# [Task requirements]
Print the listing as it stands, omitting all images.

# [Material provided]
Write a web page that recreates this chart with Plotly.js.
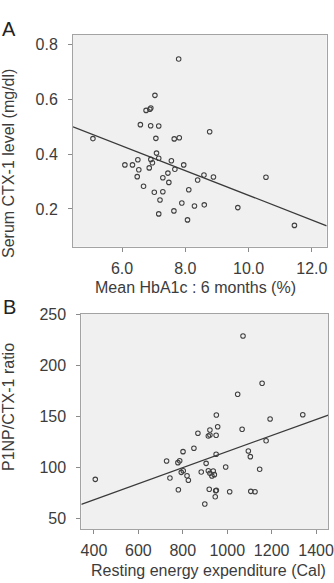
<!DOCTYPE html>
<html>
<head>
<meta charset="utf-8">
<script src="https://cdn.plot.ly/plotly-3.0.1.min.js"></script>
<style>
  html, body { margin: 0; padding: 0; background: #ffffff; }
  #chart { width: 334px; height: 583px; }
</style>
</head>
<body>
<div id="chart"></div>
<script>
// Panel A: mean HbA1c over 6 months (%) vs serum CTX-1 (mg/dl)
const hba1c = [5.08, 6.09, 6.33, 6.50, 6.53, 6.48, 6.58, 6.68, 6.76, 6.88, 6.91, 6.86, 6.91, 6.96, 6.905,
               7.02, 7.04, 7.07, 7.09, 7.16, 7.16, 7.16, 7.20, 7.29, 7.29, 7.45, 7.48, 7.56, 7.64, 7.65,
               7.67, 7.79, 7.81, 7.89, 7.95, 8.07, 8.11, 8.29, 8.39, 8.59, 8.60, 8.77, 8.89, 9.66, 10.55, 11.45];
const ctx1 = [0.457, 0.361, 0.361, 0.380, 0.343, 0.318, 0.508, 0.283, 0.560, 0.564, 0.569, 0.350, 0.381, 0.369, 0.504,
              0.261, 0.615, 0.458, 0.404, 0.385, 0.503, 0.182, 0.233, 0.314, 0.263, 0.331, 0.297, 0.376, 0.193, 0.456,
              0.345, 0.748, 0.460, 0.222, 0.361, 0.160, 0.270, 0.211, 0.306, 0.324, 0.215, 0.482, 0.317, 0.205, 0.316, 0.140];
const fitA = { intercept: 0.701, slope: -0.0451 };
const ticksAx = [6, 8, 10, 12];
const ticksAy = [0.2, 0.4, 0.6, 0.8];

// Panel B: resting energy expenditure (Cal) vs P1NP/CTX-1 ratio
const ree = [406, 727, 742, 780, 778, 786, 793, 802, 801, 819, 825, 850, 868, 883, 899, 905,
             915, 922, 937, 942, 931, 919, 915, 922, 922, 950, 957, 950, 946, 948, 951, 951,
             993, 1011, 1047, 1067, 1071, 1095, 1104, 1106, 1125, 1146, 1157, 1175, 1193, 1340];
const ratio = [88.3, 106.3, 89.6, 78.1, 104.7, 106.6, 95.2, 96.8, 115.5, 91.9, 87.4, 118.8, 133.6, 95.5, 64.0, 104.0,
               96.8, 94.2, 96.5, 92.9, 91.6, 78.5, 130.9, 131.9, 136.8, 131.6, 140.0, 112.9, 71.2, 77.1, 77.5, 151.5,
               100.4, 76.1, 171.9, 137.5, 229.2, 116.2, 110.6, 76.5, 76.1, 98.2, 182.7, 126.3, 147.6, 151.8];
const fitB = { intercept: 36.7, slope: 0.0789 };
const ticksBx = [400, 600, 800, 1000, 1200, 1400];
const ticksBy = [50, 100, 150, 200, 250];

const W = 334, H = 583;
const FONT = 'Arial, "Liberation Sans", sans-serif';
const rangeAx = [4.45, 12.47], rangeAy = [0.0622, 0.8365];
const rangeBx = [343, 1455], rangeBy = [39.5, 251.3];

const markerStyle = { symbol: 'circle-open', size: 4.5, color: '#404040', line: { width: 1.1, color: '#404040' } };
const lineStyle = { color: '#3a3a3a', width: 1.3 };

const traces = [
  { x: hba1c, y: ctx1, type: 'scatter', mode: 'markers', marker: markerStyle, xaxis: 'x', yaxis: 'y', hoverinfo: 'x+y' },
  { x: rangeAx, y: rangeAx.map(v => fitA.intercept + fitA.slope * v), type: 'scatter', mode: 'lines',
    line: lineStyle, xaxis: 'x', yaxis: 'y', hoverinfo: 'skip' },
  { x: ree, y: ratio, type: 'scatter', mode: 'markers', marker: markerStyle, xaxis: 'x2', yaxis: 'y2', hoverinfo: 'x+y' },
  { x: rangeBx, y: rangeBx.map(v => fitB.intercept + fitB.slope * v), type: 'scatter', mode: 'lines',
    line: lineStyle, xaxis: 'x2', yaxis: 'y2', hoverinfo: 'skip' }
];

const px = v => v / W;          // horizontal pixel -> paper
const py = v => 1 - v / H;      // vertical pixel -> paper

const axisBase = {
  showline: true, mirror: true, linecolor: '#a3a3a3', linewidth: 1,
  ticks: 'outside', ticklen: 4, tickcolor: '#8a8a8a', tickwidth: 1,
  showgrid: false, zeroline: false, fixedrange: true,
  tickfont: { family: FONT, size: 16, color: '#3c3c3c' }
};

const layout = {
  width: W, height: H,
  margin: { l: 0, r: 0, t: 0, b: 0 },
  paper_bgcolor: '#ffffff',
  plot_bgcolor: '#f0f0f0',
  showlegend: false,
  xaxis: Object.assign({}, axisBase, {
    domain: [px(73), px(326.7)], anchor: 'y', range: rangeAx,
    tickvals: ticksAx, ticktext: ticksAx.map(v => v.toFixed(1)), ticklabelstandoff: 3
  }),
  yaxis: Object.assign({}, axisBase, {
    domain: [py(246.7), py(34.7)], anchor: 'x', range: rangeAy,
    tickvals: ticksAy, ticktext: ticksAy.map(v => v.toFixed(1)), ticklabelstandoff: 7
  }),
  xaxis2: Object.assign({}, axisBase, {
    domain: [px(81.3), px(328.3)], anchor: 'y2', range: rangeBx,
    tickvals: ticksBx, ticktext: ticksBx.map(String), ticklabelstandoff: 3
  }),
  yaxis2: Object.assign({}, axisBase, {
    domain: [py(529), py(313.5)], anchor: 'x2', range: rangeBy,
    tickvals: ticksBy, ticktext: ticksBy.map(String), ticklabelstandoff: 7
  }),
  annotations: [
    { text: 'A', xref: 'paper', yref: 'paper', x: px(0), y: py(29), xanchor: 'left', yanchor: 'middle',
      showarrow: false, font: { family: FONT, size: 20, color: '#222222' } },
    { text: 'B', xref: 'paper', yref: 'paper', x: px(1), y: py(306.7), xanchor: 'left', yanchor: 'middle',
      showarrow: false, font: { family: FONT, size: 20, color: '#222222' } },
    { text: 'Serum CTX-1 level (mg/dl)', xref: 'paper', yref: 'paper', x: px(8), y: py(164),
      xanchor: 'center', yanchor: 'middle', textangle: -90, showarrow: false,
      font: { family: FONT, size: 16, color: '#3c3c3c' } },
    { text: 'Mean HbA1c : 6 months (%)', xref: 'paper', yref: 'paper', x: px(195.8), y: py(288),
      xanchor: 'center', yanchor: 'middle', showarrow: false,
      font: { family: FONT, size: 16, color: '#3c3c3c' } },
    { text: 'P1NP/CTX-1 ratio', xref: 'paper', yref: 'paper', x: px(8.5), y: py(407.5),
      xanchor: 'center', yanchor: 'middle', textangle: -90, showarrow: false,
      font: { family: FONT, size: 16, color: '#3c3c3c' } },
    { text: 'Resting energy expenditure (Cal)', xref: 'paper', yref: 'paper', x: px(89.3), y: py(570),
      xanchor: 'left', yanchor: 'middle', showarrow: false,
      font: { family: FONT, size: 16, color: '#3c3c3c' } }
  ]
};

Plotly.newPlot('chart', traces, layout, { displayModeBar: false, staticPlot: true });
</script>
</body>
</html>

# [Response to this task]
Write a web page that recreates this chart with Plotly.js.
<!DOCTYPE html>
<html>
<head>
<meta charset="utf-8">
<script src="https://cdn.plot.ly/plotly-3.0.1.min.js"></script>
<style>
  html, body { margin: 0; padding: 0; background: #ffffff; }
  #chart { width: 334px; height: 583px; }
</style>
</head>
<body>
<div id="chart"></div>
<script>
// Panel A: mean HbA1c over 6 months (%) vs serum CTX-1 (mg/dl)
const hba1c = [5.08, 6.09, 6.33, 6.50, 6.53, 6.48, 6.58, 6.68, 6.76, 6.88, 6.91, 6.86, 6.91, 6.96, 6.905,
               7.02, 7.04, 7.07, 7.09, 7.16, 7.16, 7.16, 7.20, 7.29, 7.29, 7.45, 7.48, 7.56, 7.64, 7.65,
               7.67, 7.79, 7.81, 7.89, 7.95, 8.07, 8.11, 8.29, 8.39, 8.59, 8.60, 8.77, 8.89, 9.66, 10.55, 11.45];
const ctx1 = [0.457, 0.361, 0.361, 0.380, 0.343, 0.318, 0.508, 0.283, 0.560, 0.564, 0.569, 0.350, 0.381, 0.369, 0.504,
              0.261, 0.615, 0.458, 0.404, 0.385, 0.503, 0.182, 0.233, 0.314, 0.263, 0.331, 0.297, 0.376, 0.193, 0.456,
              0.345, 0.748, 0.460, 0.222, 0.361, 0.160, 0.270, 0.211, 0.306, 0.324, 0.215, 0.482, 0.317, 0.205, 0.316, 0.140];
const fitA = { intercept: 0.701, slope: -0.0451 };
const ticksAx = [6, 8, 10, 12];
const ticksAy = [0.2, 0.4, 0.6, 0.8];

// Panel B: resting energy expenditure (Cal) vs P1NP/CTX-1 ratio
const ree = [406, 727, 742, 780, 778, 786, 793, 802, 801, 819, 825, 850, 868, 883, 899, 905,
             915, 922, 937, 942, 931, 919, 915, 922, 922, 950, 957, 950, 946, 948, 951, 951,
             993, 1011, 1047, 1067, 1071, 1095, 1104, 1106, 1125, 1146, 1157, 1175, 1193, 1340];
const ratio = [88.3, 106.3, 89.6, 78.1, 104.7, 106.6, 95.2, 96.8, 115.5, 91.9, 87.4, 118.8, 133.6, 95.5, 64.0, 104.0,
               96.8, 94.2, 96.5, 92.9, 91.6, 78.5, 130.9, 131.9, 136.8, 131.6, 140.0, 112.9, 71.2, 77.1, 77.5, 151.5,
               100.4, 76.1, 171.9, 137.5, 229.2, 116.2, 110.6, 76.5, 76.1, 98.2, 182.7, 126.3, 147.6, 151.8];
const fitB = { intercept: 36.7, slope: 0.0789 };
const ticksBx = [400, 600, 800, 1000, 1200, 1400];
const ticksBy = [50, 100, 150, 200, 250];

const W = 334, H = 583;
const FONT = 'Arial, "Liberation Sans", sans-serif';
const rangeAx = [4.45, 12.47], rangeAy = [0.0622, 0.8365];
const rangeBx = [343, 1455], rangeBy = [39.5, 251.3];

const markerStyle = { symbol: 'circle-open', size: 4.5, color: '#404040', line: { width: 1.1, color: '#404040' } };
const lineStyle = { color: '#3a3a3a', width: 1.3 };

const traces = [
  { x: hba1c, y: ctx1, type: 'scatter', mode: 'markers', marker: markerStyle, xaxis: 'x', yaxis: 'y', hoverinfo: 'x+y' },
  { x: rangeAx, y: rangeAx.map(v => fitA.intercept + fitA.slope * v), type: 'scatter', mode: 'lines',
    line: lineStyle, xaxis: 'x', yaxis: 'y', hoverinfo: 'skip' },
  { x: ree, y: ratio, type: 'scatter', mode: 'markers', marker: markerStyle, xaxis: 'x2', yaxis: 'y2', hoverinfo: 'x+y' },
  { x: rangeBx, y: rangeBx.map(v => fitB.intercept + fitB.slope * v), type: 'scatter', mode: 'lines',
    line: lineStyle, xaxis: 'x2', yaxis: 'y2', hoverinfo: 'skip' }
];

const px = v => v / W;          // horizontal pixel -> paper
const py = v => 1 - v / H;      // vertical pixel -> paper

const axisBase = {
  showline: true, mirror: true, linecolor: '#a3a3a3', linewidth: 1,
  ticks: 'outside', ticklen: 4, tickcolor: '#8a8a8a', tickwidth: 1,
  showgrid: false, zeroline: false, fixedrange: true,
  tickfont: { family: FONT, size: 16, color: '#3c3c3c' }
};

const layout = {
  width: W, height: H,
  margin: { l: 0, r: 0, t: 0, b: 0 },
  paper_bgcolor: '#ffffff',
  plot_bgcolor: '#f0f0f0',
  showlegend: false,
  xaxis: Object.assign({}, axisBase, {
    domain: [px(73), px(326.7)], anchor: 'y', range: rangeAx,
    tickvals: ticksAx, ticktext: ticksAx.map(v => v.toFixed(1)), ticklabelstandoff: 3
  }),
  yaxis: Object.assign({}, axisBase, {
    domain: [py(246.7), py(34.7)], anchor: 'x', range: rangeAy,
    tickvals: ticksAy, ticktext: ticksAy.map(v => v.toFixed(1)), ticklabelstandoff: 7
  }),
  xaxis2: Object.assign({}, axisBase, {
    domain: [px(81.3), px(328.3)], anchor: 'y2', range: rangeBx,
    tickvals: ticksBx, ticktext: ticksBx.map(String), ticklabelstandoff: 3
  }),
  yaxis2: Object.assign({}, axisBase, {
    domain: [py(529), py(313.5)], anchor: 'x2', range: rangeBy,
    tickvals: ticksBy, ticktext: ticksBy.map(String), ticklabelstandoff: 7
  }),
  annotations: [
    { text: 'A', xref: 'paper', yref: 'paper', x: px(0), y: py(29), xanchor: 'left', yanchor: 'middle',
      showarrow: false, font: { family: FONT, size: 20, color: '#222222' } },
    { text: 'B', xref: 'paper', yref: 'paper', x: px(1), y: py(306.7), xanchor: 'left', yanchor: 'middle',
      showarrow: false, font: { family: FONT, size: 20, color: '#222222' } },
    { text: 'Serum CTX-1 level (mg/dl)', xref: 'paper', yref: 'paper', x: px(8), y: py(164),
      xanchor: 'center', yanchor: 'middle', textangle: -90, showarrow: false,
      font: { family: FONT, size: 16, color: '#3c3c3c' } },
    { text: 'Mean HbA1c : 6 months (%)', xref: 'paper', yref: 'paper', x: px(195.8), y: py(288),
      xanchor: 'center', yanchor: 'middle', showarrow: false,
      font: { family: FONT, size: 16, color: '#3c3c3c' } },
    { text: 'P1NP/CTX-1 ratio', xref: 'paper', yref: 'paper', x: px(8.5), y: py(407.5),
      xanchor: 'center', yanchor: 'middle', textangle: -90, showarrow: false,
      font: { family: FONT, size: 16, color: '#3c3c3c' } },
    { text: 'Resting energy expenditure (Cal)', xref: 'paper', yref: 'paper', x: px(89.3), y: py(570),
      xanchor: 'left', yanchor: 'middle', showarrow: false,
      font: { family: FONT, size: 16, color: '#3c3c3c' } }
  ]
};

Plotly.newPlot('chart', traces, layout, { displayModeBar: false, staticPlot: true });
</script>
</body>
</html>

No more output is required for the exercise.